Carmarthen Smelting House

A late 18th century lead smelting operation.

Location and operation

This smelting house was located on low-lying ground adjacent to the old priory at Carmarthen, just upstream from the Towy Bridge. It was erected by John Campbell (later Lord Cawdor) on a site leased from a Mr Williams, at a rent of 4 per annum under an agreement dated 30th June 1781 which superseded one of earlier date.

Whilst the primary purpose of the smelting house was to treat ores from mines on Campbell's estates at Rhandirmwyn in the upper Towy valley, ores from other mines may have been smelted. In mid 1785 the lessees of the Llanfyrnach Mine, in Pembrokeshire, made various payments to the smelters there, probably in respect of expenses in trying the ore from that mine.

Detailed accounts for the smelting house are available for the year 1797. Four smelters were employed; three part-time (25 weeks being the longest period), with a fourth full-time but spending only 21 weeks on smelting, the remaining time being employed on smith's work and labouring. Some idea of production can be gathered from carriage detail, with a total of 90 tons of lead leaving and 513 tons of ore and over 57 wheys of coal arriving during the year.
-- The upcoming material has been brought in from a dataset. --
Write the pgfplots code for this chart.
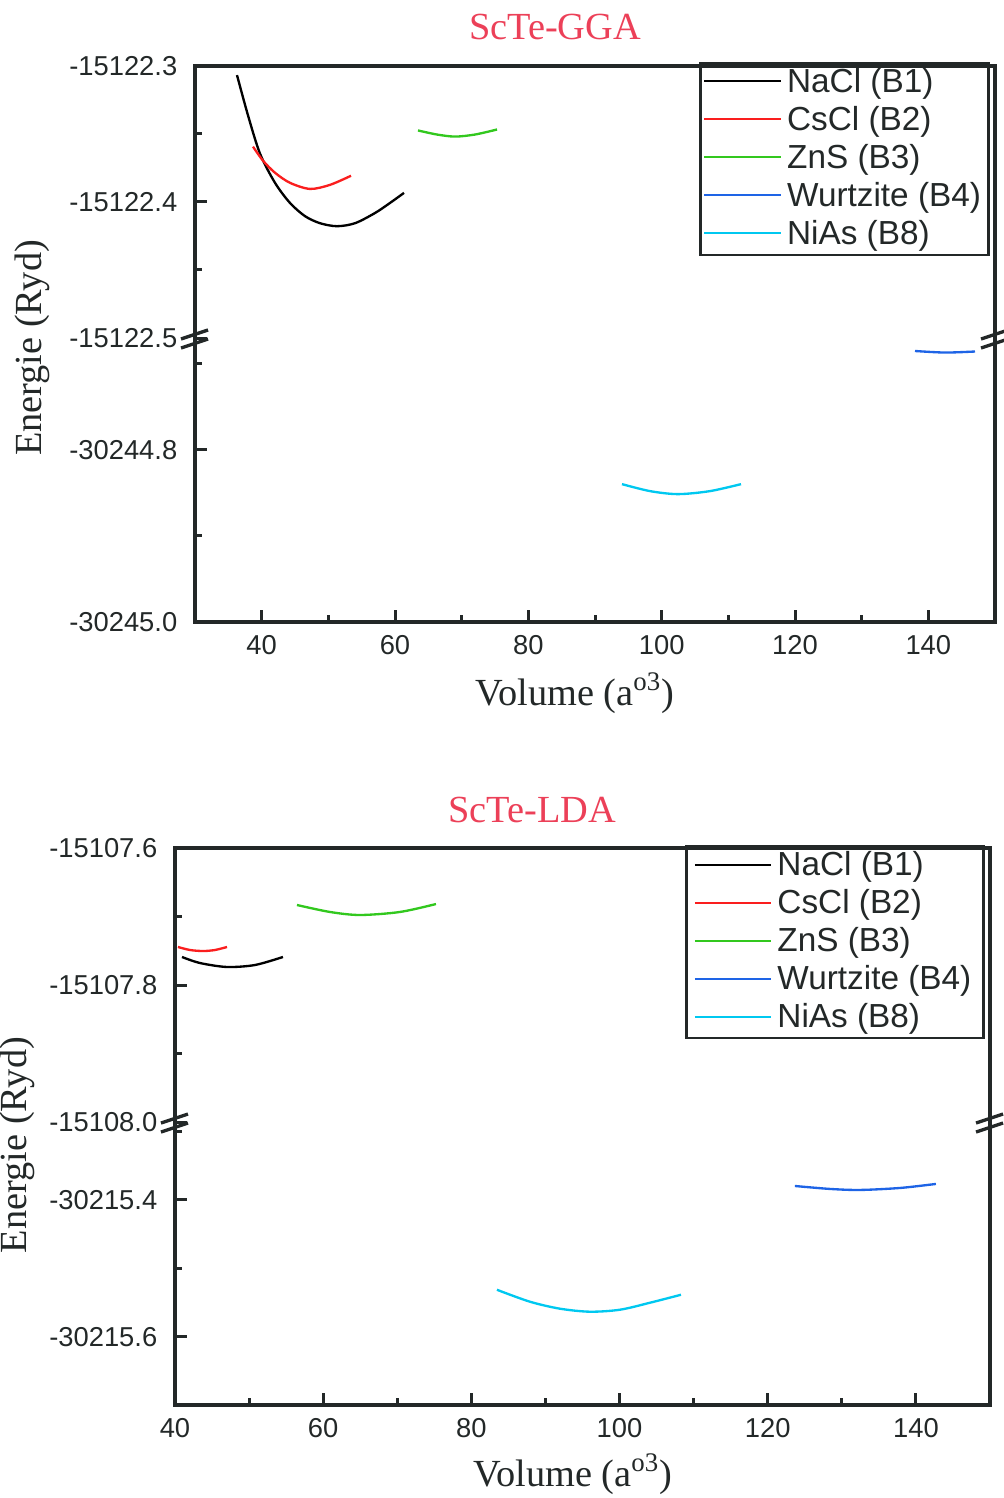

Two yards and a storehouse being rented on the quay for that purpose. Repair work on the furnaces took up a substantial part of the expenses, 41 out of 268, with a mason being employed 18 days on the work.(1)

The furnaces, four in total including a slag hearth, chimneys and associated buildings were in poor repair by September 1810, by which time smelting had ceased and the smelting house was vacant. At that time a Mr Salisbury proposed taking a sublease of the property and purchasing Lord Cawdor's ore for smelting. Nothing appears to have come of this proposal but in the following year estimates were obtained for repairs to the smelting house, amounting to 800. Subsequently it was suggested that only one furnace be repaired, perhaps an indication of reduced mine production. The suggestion met with a protest that time spent on routine maintenance would prevent continuous operations and a revised estimate was supplied for repair to two furnaces (500) as an alternative.

As it turned out, the smelting house was not repaired and operations were transferred to Llanelli, later coming under the control of the Nevills. No physical evidence of the smelting house and its furnaces survives and the site is now occupied by a gas pipeline installation.

Notes and sources

  1. No technical detail on the furnaces is available but the use of coal as fuel would suggest they were a form of reverberatory furnace.